**WHAT TO PRODUCE**
Exactly as written, write out the lines below from the first to the one containing "const loadLabels = ['0.4', '0.6', '0.8', '']", inclusive. Pictures do not belong in the copy.

**INFORMATION PROVIDED**
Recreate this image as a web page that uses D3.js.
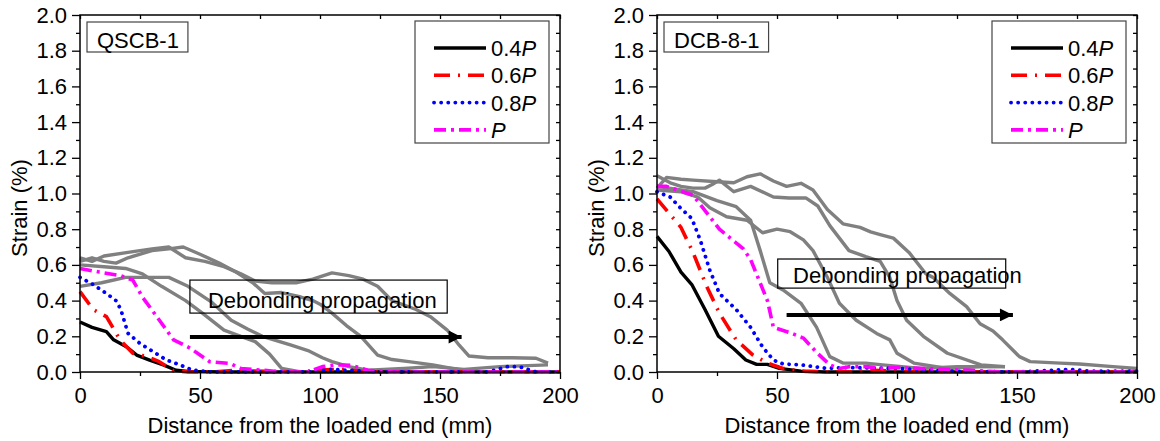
<!DOCTYPE html>
<html>
<head>
<meta charset="utf-8">
<script src="https://cdn.jsdelivr.net/npm/d3@7"></script>
<style>
  body { margin: 0; background: #fff; }
  text { font-family: Arial, "Liberation Sans", sans-serif; font-size: 22px; fill: #000; }
</style>
</head>
<body>
<script>
// tick values
const distTicks = [0, 50, 100, 150, 200]
const distMinor = [25, 75, 125, 175]
const strainTicks = [0, 0.2, 0.4, 0.6, 0.8, 1.0, 1.2, 1.4, 1.6, 1.8, 2.0]
const strainMinor = [0.1, 0.3, 0.5, 0.7, 0.9, 1.1, 1.3, 1.5, 1.7, 1.9]
const loadLabels = ['0.4', '0.6', '0.8', '']

// QSCB-1, [distance mm, strain %]
const qscb04 = [[0,0.28],[5,0.25],[11,0.226],[14,0.18],[19.5,0.14],[23.6,0.095],[29,0.067],[34.7,0.04],[40,0.01],[45,0.003],[60,0],[120,0],[200,0]]
const qscb06 = [[0,0.45],[5.5,0.35],[11,0.31],[16.7,0.18],[22,0.105],[28,0.086],[33,0.058],[39,0.007],[45,0],[55,0],[65,0.01],[72,0.005],[90,0],[102,0.012],[110,0.015],[120,0],[200,0]]
const qscb08 = [[0,0.53],[5.5,0.49],[11,0.44],[15,0.40],[17,0.35],[20,0.217],[25,0.16],[30.5,0.114],[36,0.067],[41.7,0.04],[47,0.01],[55,0],[95,0],[104,0.015],[112,0.01],[125,0],[170,0],[178,0.03],[183,0.03],[190,0],[200,0]]
const qscbP = [[0,0.58],[8,0.56],[16.7,0.54],[22,0.515],[26,0.42],[32,0.31],[39,0.18],[46,0.133],[50,0.095],[54,0.058],[62.5,0.048],[67,0.02],[78,0.008],[84,0],[95,0],[101,0.03],[107,0.04],[113,0.038],[120,0.01],[130,0],[200,0]]
const qscbGray1 = [[0,0.64],[5,0.62],[10,0.65],[20,0.67],[30,0.69],[37,0.70],[44,0.64],[52,0.62],[60,0.59],[67,0.55],[73,0.51],[80,0.50],[90,0.50],[97,0.52],[105,0.555],[112,0.54],[118,0.52],[124,0.48],[130,0.40],[140,0.35],[146,0.31],[153,0.235],[158,0.15],[162,0.09],[170,0.08],[180,0.08],[190,0.077],[195,0.05]]
const qscbGray2 = [[0,0.62],[5,0.64],[10,0.62],[15,0.61],[20,0.64],[30,0.68],[37,0.69],[43,0.70],[50,0.66],[58,0.61],[65,0.56],[72,0.50],[77,0.44],[84,0.445],[92,0.42],[97,0.40],[100,0.38],[105,0.33],[111,0.26],[117,0.20],[124,0.095],[130,0.07],[137,0.058],[147,0.04],[155,0.02],[161,0.005]]
const qscbGray3 = [[0,0.60],[10,0.59],[19,0.58],[26,0.55],[34,0.48],[44,0.40],[51,0.33],[60,0.235],[67,0.20],[73,0.17],[79,0.10],[84,0.02],[92,0]]
const qscbGray4 = [[0,0.48],[9,0.50],[19,0.53],[28,0.53],[37,0.53],[45,0.48],[55,0.39],[63,0.29],[70,0.24],[76,0.20],[88,0.15],[95,0.12],[101,0.08],[105,0.058],[112,0.03],[120,0.01],[135,0.02],[147,0.03],[160,0.015],[175,0.03],[195,0.04]]

// DCB-8-1
const dcb04 = [[0,0.76],[5,0.675],[10,0.56],[14.5,0.49],[20,0.35],[25.6,0.20],[32,0.13],[37,0.067],[41.5,0.043],[46,0.043],[51,0.02],[60,0.005],[70,0],[200,0]]
const dcb06 = [[0,0.97],[5,0.89],[10,0.81],[15,0.67],[20.7,0.48],[26,0.33],[33,0.18],[40,0.095],[46,0.05],[52.5,0.02],[62,0.003],[80,0],[90,0.01],[100,0.005],[120,0],[200,0]]
const dcb08 = [[0,1.01],[5.5,0.98],[9.7,0.92],[14.5,0.86],[18,0.74],[22,0.57],[26,0.44],[33,0.35],[39,0.25],[44,0.14],[48.5,0.067],[52.5,0.045],[60,0.04],[71,0.02],[80,0.025],[100,0.02],[120,0.005],[150,0],[165,0.01],[172,0.015],[180,0.005],[200,0.005]]
const dcbP = [[0,1.04],[4,1.04],[15,0.99],[22,0.87],[26,0.80],[36,0.69],[39,0.63],[46,0.40],[48.5,0.25],[55.5,0.22],[61,0.19],[66.5,0.11],[72,0.04],[76,0.02],[80,0.03],[87,0.03],[94,0.02],[100,0.025],[120,0.015],[145,0],[200,0]]
const dcbGray1 = [[0,1.03],[4,1.09],[10,1.08],[15,1.075],[25,1.066],[32,1.06],[37.5,1.094],[43,1.11],[48.5,1.07],[54,1.04],[60,1.057],[65,1.02],[71,0.91],[77.5,0.83],[84.6,0.81],[89,0.785],[93,0.77],[98.5,0.75],[105,0.67],[112,0.55],[115,0.53],[122,0.44],[129,0.366],[134.6,0.27],[140,0.23],[144,0.18],[151,0.086],[155.5,0.058],[168,0.05],[176,0.045],[190,0.03],[200,0.02]]
const dcbGray2 = [[0,1.10],[5.5,1.06],[10,1.04],[15,1.03],[20,1.03],[23,1.05],[26,1.075],[32,1.01],[39,1.04],[48.5,0.98],[55,0.975],[62,0.975],[67,0.93],[72,0.82],[76,0.75],[80,0.68],[87,0.646],[93,0.62],[97,0.53],[100,0.40],[104,0.29],[111,0.20],[121,0.105],[135,0.04],[145,0.03]]
const dcbGray3 = [[0,1.04],[5,1.03],[15,1.01],[25,0.96],[33,0.926],[39,0.85],[43,0.68],[47,0.50],[52.5,0.46],[60,0.385],[66.5,0.25],[72,0.086],[77.5,0.05],[87,0.05],[94,0.04],[110,0.02],[125,0.03],[145,0.03]]
const dcbGray4 = [[0,1.02],[10,1.01],[17,0.98],[22,0.92],[29,0.87],[37.5,0.85],[44,0.78],[50,0.80],[55.5,0.786],[61,0.74],[65,0.68],[71,0.53],[76,0.385],[83,0.29],[91.5,0.216],[97,0.18],[100,0.105],[107,0.05],[121,0.02],[135,0.03],[145,0.03]]

const styles = [
  { color: '#000000', dash: null, width: 3.4, cap: 'butt' },
  { color: '#ff0000', dash: '16,8,2,8', width: 3.6, cap: 'butt' },
  { color: '#0000ff', dash: '0.1,7', width: 3.8, cap: 'round' },
  { color: '#ff00ff', dash: '12,5,3,5', width: 3.6, cap: 'butt' }
]

const panels = [
  {
    name: 'QSCB-1', left: 80, right: 560,
    series: [qscb04, qscb06, qscb08, qscbP],
    gray: [qscbGray4, qscbGray3, qscbGray2, qscbGray1],
    note: { x0: 45.8, x1: 153, y0: 0.33, y1: 0.515, tx: 53.3, ty: 0.36 },
    arrow: { x0: 45.8, x1: 159, y: 0.196 }
  },
  {
    name: 'DCB-8-1', left: 657, right: 1137,
    series: [dcb04, dcb06, dcb08, dcbP],
    gray: [dcbGray4, dcbGray3, dcbGray2, dcbGray1],
    note: { x0: 50.3, x1: 145.3, y0: 0.47, y1: 0.633, tx: 56.7, ty: 0.5 },
    arrow: { x0: 54, x1: 148.3, y: 0.32 }
  }
]

const plotTop = 15
const plotBottom = 372

const svg = d3.select('body').append('svg')
  .attr('width', 1160)
  .attr('height', 441)

svg.append('defs').append('marker')
  .attr('id', 'head')
  .attr('viewBox', '0 0 10 10')
  .attr('refX', 10)
  .attr('refY', 5)
  .attr('markerUnits', 'userSpaceOnUse')
  .attr('markerWidth', 18)
  .attr('markerHeight', 13)
  .attr('orient', 'auto')
  .append('path')
  .attr('d', 'M0,0 L10,5 L0,10 Z')
  .attr('fill', '#000')

panels.forEach(p => {
  const x = d3.scaleLinear().domain([0, 200]).range([p.left, p.right])
  const y = d3.scaleLinear().domain([0, 2]).range([plotBottom, plotTop])
  const g = svg.append('g')

  const line = d3.line().x(d => x(d[0])).y(d => y(d[1]))

  // gray curves
  g.selectAll('path.gray')
    .data(p.gray)
    .enter().append('path')
    .attr('class', 'gray')
    .attr('d', line)
    .attr('fill', 'none')
    .attr('stroke', '#808080')
    .attr('stroke-width', 3.4)
    .attr('stroke-linejoin', 'round')

  g.selectAll('path.load')
    .data(p.series)
    .enter().append('path')
    .attr('class', 'load')
    .attr('d', line)
    .attr('fill', 'none')
    .attr('stroke', (d, i) => styles[i].color)
    .attr('stroke-width', (d, i) => styles[i].width)
    .attr('stroke-dasharray', (d, i) => styles[i].dash)
    .attr('stroke-linecap', (d, i) => styles[i].cap)
    .attr('stroke-linejoin', 'round')

  // axes
  g.append('g').attr('transform', 'translate(' + p.left + ',0)')
    .call(d3.axisLeft(y).tickValues(strainTicks).tickFormat(d3.format('.1f')).tickSizeInner(8).tickSizeOuter(0).tickPadding(5))
  g.append('g').attr('transform', 'translate(' + p.left + ',0)')
    .call(d3.axisLeft(y).tickValues(strainMinor).tickFormat('').tickSizeInner(4).tickSizeOuter(0))
  g.append('g').attr('transform', 'translate(0,' + plotBottom + ')')
    .call(d3.axisBottom(x).tickValues(distTicks).tickSizeInner(7).tickSizeOuter(0).tickPadding(8))
  g.append('g').attr('transform', 'translate(0,' + plotBottom + ')')
    .call(d3.axisBottom(x).tickValues(distMinor).tickFormat('').tickSizeInner(4).tickSizeOuter(0))
  g.append('g').attr('transform', 'translate(0,' + plotTop + ')')
    .call(d3.axisTop(x).tickValues(distTicks.concat(distMinor)).tickFormat('').tickSizeInner(-4).tickSizeOuter(0))
  g.append('g').attr('transform', 'translate(' + p.right + ',0)')
    .call(d3.axisRight(y).tickValues(strainTicks.concat(strainMinor)).tickFormat('').tickSizeInner(-4).tickSizeOuter(0))

  g.selectAll('.domain').remove()
  g.selectAll('.tick line').attr('stroke', '#000').attr('stroke-width', 1.3)
  g.selectAll('.tick text').attr('font-size', 22).attr('font-family', 'Arial, "Liberation Sans", sans-serif')

  g.append('rect')
    .attr('x', p.left).attr('y', plotTop)
    .attr('width', p.right - p.left).attr('height', plotBottom - plotTop)
    .attr('fill', 'none').attr('stroke', '#000').attr('stroke-width', 1.5)

  // axis titles
  g.append('text')
    .attr('transform', 'translate(' + (p.left - 53) + ',208) rotate(-90)')
    .attr('text-anchor', 'middle')
    .text('Strain (%)')
  g.append('text')
    .attr('x', (p.left + p.right) / 2).attr('y', 433)
    .attr('text-anchor', 'middle')
    .text('Distance from the loaded end (mm)')

  // specimen label
  const nameBox = g.append('rect')
    .attr('x', p.left + 7).attr('y', plotTop + 7)
    .attr('height', 30)
    .attr('fill', '#fff').attr('stroke', '#444').attr('stroke-width', 1.2)
  const nameText = g.append('text')
    .attr('x', p.left + 17).attr('y', plotTop + 33)
    .text(p.name)
  nameBox.attr('width', nameText.node().getComputedTextLength() + 19)

  // legend
  const lg = g.append('g').attr('transform', 'translate(' + (p.right - 145) + ',' + (plotTop + 6) + ')')
  lg.append('rect')
    .attr('width', 134).attr('height', 122)
    .attr('fill', '#fff').attr('stroke', '#444').attr('stroke-width', 1.2)
  const row = lg.selectAll('g.row')
    .data(loadLabels)
    .enter().append('g')
    .attr('class', 'row')
    .attr('transform', (d, i) => 'translate(0,' + (27 + i * 27.3) + ')')
  row.append('line')
    .attr('x1', 19).attr('x2', 71)
    .attr('stroke', (d, i) => styles[i].color)
    .attr('stroke-width', (d, i) => styles[i].width)
    .attr('stroke-dasharray', (d, i) => styles[i].dash)
    .attr('stroke-linecap', (d, i) => styles[i].cap)
  const lt = row.append('text').attr('x', 76).attr('y', 8)
  lt.append('tspan').text(d => d)
  lt.append('tspan').attr('font-style', 'italic').text('P')

  // annotation
  g.append('rect')
    .attr('x', x(p.note.x0)).attr('y', y(p.note.y1))
    .attr('width', x(p.note.x1) - x(p.note.x0)).attr('height', y(p.note.y0) - y(p.note.y1))
    .attr('fill', 'none').attr('stroke', '#000').attr('stroke-width', 1.2)
  g.append('text')
    .attr('x', x(p.note.tx)).attr('y', y(p.note.ty))
    .text('Debonding propagation')
  g.append('line')
    .attr('x1', x(p.arrow.x0)).attr('x2', x(p.arrow.x1))
    .attr('y1', y(p.arrow.y)).attr('y2', y(p.arrow.y))
    .attr('stroke', '#000').attr('stroke-width', 4)
    .attr('marker-end', 'url(#head)')
})
</script>
</body>
</html>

**OUTPUT OF THE TASK**
Recreate this image as a web page that uses D3.js.
<!DOCTYPE html>
<html>
<head>
<meta charset="utf-8">
<script src="https://cdn.jsdelivr.net/npm/d3@7"></script>
<style>
  body { margin: 0; background: #fff; }
  text { font-family: Arial, "Liberation Sans", sans-serif; font-size: 22px; fill: #000; }
</style>
</head>
<body>
<script>
// tick values
const distTicks = [0, 50, 100, 150, 200]
const distMinor = [25, 75, 125, 175]
const strainTicks = [0, 0.2, 0.4, 0.6, 0.8, 1.0, 1.2, 1.4, 1.6, 1.8, 2.0]
const strainMinor = [0.1, 0.3, 0.5, 0.7, 0.9, 1.1, 1.3, 1.5, 1.7, 1.9]
const loadLabels = ['0.4', '0.6', '0.8', '']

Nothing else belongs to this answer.